Urban Women Spend 312 Minutes a Day in Unpaid Carework; Men Spend 29
Oxfam report highlights India’s deep gender inequality.
A new Oxfam report reveals urban Indian women spend 312 minutes each day on unpaid carework — everything from cooking to cleaning to child and elder care — while urban men spend only 29. (Rural women spend 291 minutes versus rural men’s 32 minutes.) If paid, this carework that Indian women do would equal roughly 3.1% of the country’s GDP.
It’s a case study of gender inequality that threatens to get lost amid the clatter to refute the report’s calculations of global wealth distribution. What’s important is the report’s conclusion: women and girls are most disadvantaged by an unequal world.
Related on The Swaddle:
Many discussions around women’s empowerment in India include exhortations for women to throw off backwards mindsets and have the confidence to claim equal lifestyles, whether in the home or in the office. This is simplistic to the point of absurd; at best, it contributes to Indian women being the most stressed in the world — at worst, it overlooks the fact that many women live in fear of physical harm should they challenge patriarchal norms. An India-specific supplement to the Oxfam report included the results of a survey of 1,000 households across Bihar, Jharkhand, Chhattisgarh, and Uttar Pradesh, where:
- 54% of households say it’s acceptable to beat a woman if she leaves the house without asking.
- 33% say it is acceptable to beat a woman if she did not care well for the family’s children.
- 36% say it is acceptable to beat a woman if she left an ill family member unattended.
- 41% say it is acceptable to beat a woman if she does not prepare a meal for the men in the family.
- 42% say it is acceptable to beat a woman if she does not gather water or fuelwood for her family.
In addition to these attitudes and threats to their safety, families often lack access to the kinds of public services that would alleviate the burden of unpaid carework that falls on women.
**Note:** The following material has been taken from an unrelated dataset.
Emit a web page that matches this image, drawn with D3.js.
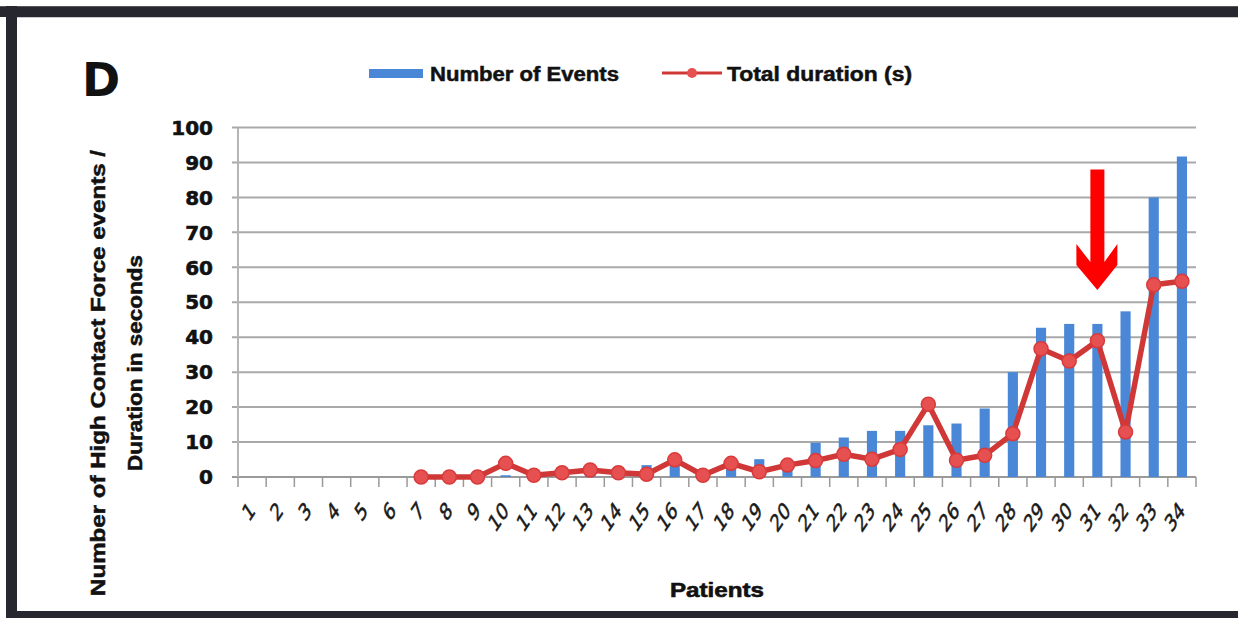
<!DOCTYPE html>
<html>
<head>
<meta charset="utf-8">
<script src="https://d3js.org/d3.v7.min.js"></script>
<style>
  html, body { margin: 0; padding: 0; background: #ffffff; }
  svg { display: block; }
</style>
</head>
<body>
<svg id="drawing_region"></svg>
<script>
// patients on the x axis
const patients = ["1","2","3","4","5","6","7","8","9","10","11","12","13","14","15","16","17",
                  "18","19","20","21","22","23","24","25","26","27","28","29","30","31","32","33","34"];

// Number of Events (bars)
const events = [0, 0, 0, 0, 0, 0, 0, 0, 0, 0.5, 0, 0.5, 1, 0.5, 3.4, 5, 0.5, 4, 5.1, 4,
                9.8, 11.3, 13.2, 13.2, 14.8, 15.3, 19.6, 30, 42.7, 43.8, 43.8, 47.4, 80, 91.7];

// Total duration (s) (line), no value for patients 1-6
const durations = [null, null, null, null, null, null, 0, 0, 0, 3.9, 0.5, 1.2, 2, 1.2, 0.8, 4.9, 0.5,
                   3.9, 1.5, 3.4, 4.7, 6.5, 5.1, 7.9, 20.8, 4.8, 6.2, 12.4, 36.7, 33.2, 39, 12.9, 55, 56];

const yTicks = [0, 10, 20, 30, 40, 50, 60, 70, 80, 90, 100];

// red arrow annotation (patient, top value, tip value)
const arrowPatient = "31";
const arrowTop = 88;
const arrowTip = 53.5;

const seriesNames = ["Number of Events", "Total duration (s)"];
const xTitle = "Patients";
const yTitle = ["Number of High Contact Force events /", "Duration in seconds"];
const panelLabel = "D";

class ComboChart {

    constructor( config ) {
        this.config = config;
        this.data = patients.map( (p, i) => ({ patient: p, events: events[i], duration: durations[i] }) );
        this.init();
    }

    init() {
        let self = this;
        const c = self.config;

        self.svg = d3.select( c.parent )
            .attr('width', c.width)
            .attr('height', c.height);

        self.xscale = d3.scaleBand()
            .domain( patients )
            .range( [c.left, c.right] )
            .padding( 0 );

        self.yscale = d3.scaleLinear()
            .domain( [0, 100] )
            .range( [c.bottom, c.top] );
    }

    render() {
        let self = this;
        const c = self.config;
        const x = self.xscale, y = self.yscale;
        const step = x.bandwidth();
        const cx = p => x(p) + step / 2;
        const bold = "'DejaVu Sans', sans-serif";
        const sans = "'Liberation Sans', Arial, sans-serif";

        // dark frame of the figure
        self.svg.append('rect').attr('x', 0).attr('y', 6).attr('width', c.width).attr('height', 11).attr('fill', '#27272f');
        self.svg.append('rect').attr('x', 0).attr('y', 6).attr('width', c.width).attr('height', 1).attr('fill', '#55555c');
        self.svg.append('rect').attr('x', 6).attr('y', 6).attr('width', 11).attr('height', c.height).attr('fill', '#27272f');
        self.svg.append('rect').attr('x', 6).attr('y', 611).attr('width', c.width).attr('height', 7).attr('fill', '#27272f');
        self.svg.append('rect').attr('x', 17).attr('y', 17).attr('width', c.width).attr('height', 1).attr('fill', '#c9c9ce');

        // gridlines
        self.svg.append('g')
            .selectAll('line')
            .data( yTicks )
            .join('line')
            .attr('x1', c.left - 6)
            .attr('x2', c.right)
            .attr('y1', d => y(d))
            .attr('y2', d => y(d))
            .attr('stroke', d => d === 0 ? '#9a9a9a' : '#a9a9a9')
            .attr('stroke-width', 2);

        // y axis line
        self.svg.append('line')
            .attr('x1', c.left).attr('x2', c.left)
            .attr('y1', y(100)).attr('y2', y(0))
            .attr('stroke', '#b5b5b5').attr('stroke-width', 2);

        // x ticks on category boundaries
        const bounds = patients.map( p => x(p) ).concat( [c.right] );
        self.svg.append('g')
            .selectAll('line')
            .data( bounds )
            .join('line')
            .attr('x1', d => d).attr('x2', d => d)
            .attr('y1', y(0)).attr('y2', y(0) + 10)
            .attr('stroke', '#9a9a9a').attr('stroke-width', 1.5);

        // y tick labels
        self.svg.append('g')
            .selectAll('text')
            .data( yTicks )
            .join('text')
            .attr('x', c.left - 25)
            .attr('y', d => y(d))
            .attr('dy', '0.36em')
            .attr('text-anchor', 'end')
            .attr('font-family', bold)
            .attr('font-weight', 'bold')
            .attr('font-size', '20px')
            .attr('fill', '#111')
            .attr('stroke', '#111').attr('stroke-width', 0.6)
            .text( d => d );

        // x tick labels, rotated
        self.svg.append('g')
            .selectAll('text')
            .data( patients )
            .join('text')
            .attr('transform', d => `translate(${cx(d) + 4}, 512) scale(1, 1.5) rotate(-45)`)
            .attr('text-anchor', 'end')
            .attr('font-family', "'DejaVu Sans', sans-serif")
            .attr('font-size', '16px')
            .attr('fill', '#1a1a1a')
            .attr('stroke', '#1a1a1a').attr('stroke-width', 0.4)
            .text( d => d );

        // bars
        self.svg.append('g')
            .selectAll('rect')
            .data( self.data.filter( d => d.events > 0 ) )
            .join('rect')
            .attr('x', d => cx(d.patient) - step * 0.18)
            .attr('width', step * 0.36)
            .attr('y', d => y(d.events))
            .attr('height', d => y(0) - y(d.events))
            .attr('fill', '#4a87d6');

        // line
        const line = d3.line()
            .defined( d => d.duration !== null )
            .x( d => cx(d.patient) )
            .y( d => y(d.duration) );

        self.svg.append('path')
            .datum( self.data )
            .attr('d', line)
            .attr('fill', 'none')
            .attr('stroke', '#d03838')
            .attr('stroke-width', 5.5)
            .attr('stroke-linejoin', 'round');

        self.svg.append('g')
            .selectAll('circle')
            .data( self.data.filter( d => d.duration !== null ) )
            .join('circle')
            .attr('cx', d => cx(d.patient))
            .attr('cy', d => y(d.duration))
            .attr('r', 7)
            .attr('fill', '#e65050')
            .attr('stroke', '#d83b3b')
            .attr('stroke-width', 1.5);

        // red arrow
        const ax = cx(arrowPatient);
        const yTop = y(arrowTop), yTip = y(arrowTip);
        const arrow = d3.path();
        arrow.moveTo(ax - 7, yTop);
        arrow.lineTo(ax + 7, yTop);
        arrow.lineTo(ax + 7, yTip - 28);
        arrow.lineTo(ax + 20, yTip - 46);
        arrow.lineTo(ax + 20, yTip - 25);
        arrow.lineTo(ax, yTip);
        arrow.lineTo(ax - 21, yTip - 25);
        arrow.lineTo(ax - 21, yTip - 46);
        arrow.lineTo(ax - 7, yTip - 28);
        arrow.closePath();
        self.svg.append('path').attr('d', arrow.toString()).attr('fill', '#ff0000');

        // legend
        const leg = self.svg.append('g').attr('font-family', sans)
            .attr('font-weight', 'bold').attr('font-size', '20px').attr('fill', '#111')
            .attr('stroke', '#111').attr('stroke-width', 0.5);
        leg.append('rect').attr('x', 369).attr('y', 69).attr('width', 54).attr('height', 9)
            .attr('fill', '#4a87d6').attr('stroke', 'none');
        leg.append('text').attr('x', 430).attr('y', 81)
            .attr('textLength', 189).attr('lengthAdjust', 'spacingAndGlyphs').text( seriesNames[0] );
        leg.append('line').attr('x1', 662).attr('x2', 722).attr('y1', 73).attr('y2', 73)
            .attr('stroke', '#d03838').attr('stroke-width', 3);
        leg.append('circle').attr('cx', 692).attr('cy', 73).attr('r', 5)
            .attr('fill', '#e65050').attr('stroke', 'none');
        leg.append('text').attr('x', 727).attr('y', 81)
            .attr('textLength', 185).attr('lengthAdjust', 'spacingAndGlyphs').text( seriesNames[1] );

        // panel label
        self.svg.append('text')
            .attr('x', 82).attr('y', 96)
            .attr('font-family', bold).attr('font-weight', 'bold')
            .attr('font-size', '46px').attr('fill', '#111')
            .text( panelLabel );

        // axis titles
        self.svg.append('text')
            .attr('x', (c.left + c.right) / 2).attr('y', 597)
            .attr('text-anchor', 'middle')
            .attr('font-family', sans).attr('font-weight', 'bold')
            .attr('font-size', '20px').attr('fill', '#111')
            .attr('stroke', '#111').attr('stroke-width', 0.6)
            .attr('textLength', 94).attr('lengthAdjust', 'spacingAndGlyphs')
            .text( xTitle );

        const ytitle = self.svg.append('g')
            .attr('font-family', sans).attr('font-weight', 'bold')
            .attr('font-size', '20px').attr('fill', '#111').attr('text-anchor', 'middle')
            .attr('stroke', '#111').attr('stroke-width', 0.5);
        ytitle.append('text')
            .attr('transform', 'translate(105, 373) rotate(-90)')
            .attr('textLength', 446).attr('lengthAdjust', 'spacingAndGlyphs')
            .text( yTitle[0] );
        ytitle.append('text')
            .attr('transform', 'translate(142, 363) rotate(-90)')
            .attr('textLength', 216).attr('lengthAdjust', 'spacingAndGlyphs')
            .text( yTitle[1] );
    }
}

const chart = new ComboChart({
    parent: '#drawing_region',
    width: 1238,
    height: 618,
    left: 238,
    right: 1196,
    top: 127.5,
    bottom: 477
});
chart.render();
</script>
</body>
</html>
In India, there are 0.7 doctors for every 1,000 patients (per 2012 figures); with little access to health care, there is more ill health and more at-home care required, which women are held responsible for. In low-income countries, women’s unpaid contribution to the health sector alone is roughly equal to 3% of GDP.
Even when families do have access to public services, like government education, attitudes that favor investment in boys prevail; data show while the gender gap in enrollment in government schools is narrowing, it’s widening within India’s private schools.
The result is, Indian women have fewer opportunities for paid work, keeping the female labor force participation rates low and falling — from 34.1% in 1999-00 to less than 27% today. (Some recent estimates put it closer to 10%.)
Women who do manage work, earn less: “As per the latest available data (for the year 2011-12), the Gender Pay Gap was 34%, that is, women are still receiving 34% less wages than their male counterparts for carrying out the same work,” the supplement stated. With less money to invest, combined with low financial literacy among even women who do have money of their own, women hold a disproportionately low percentage (between 20 and 30%) of the country’s wealth. This gender wealth gap reaches the very top: Out of 119 billionaires in India, only nine are women.
Related on The Swaddle:
What It Really Takes to Retain Indian Women in the Workforce
It’s worth noting, however, that while gender inequity is present at every socio-economic level, poor and socially disadvantaged women have it the worst. With less social and financial capital, they have fewer resources at their disposal. No where is this clearer than in the following statistics, cited in the Oxfam report and supplement
- In India, girls belonging to rich families (top 20%) get on an average nine years of education, while girls from poor families (bottom 20%) get none at all.
- A lower-caste woman can expect to live almost 15 years less than an upper-caste woman.
The report does outline a way forward, mainly through the ensured provision of public services — from greater funding of health care and education, and social protection schemes, to effective implementation through proper staffing and a bottom-up approach to planning. One of the recommendations, — rethinking ‘work’ to include domestic work as an economic activity — is on the horizon; last year, the government announced plans to conduct the first national survey of unpaid care work within households.
Many of the schemes and systems the report recommends exist in India on paper — if not in implementation. For the most part, India faces the problem of getting it right in practice. But, let’s not kid ourselves — that’s a big problem to have. And if recent news about Beti Bachao, Beti Padhao is any indication, we’re nowhere close to solving it.
Liesl Goecker is The Swaddle's managing editor.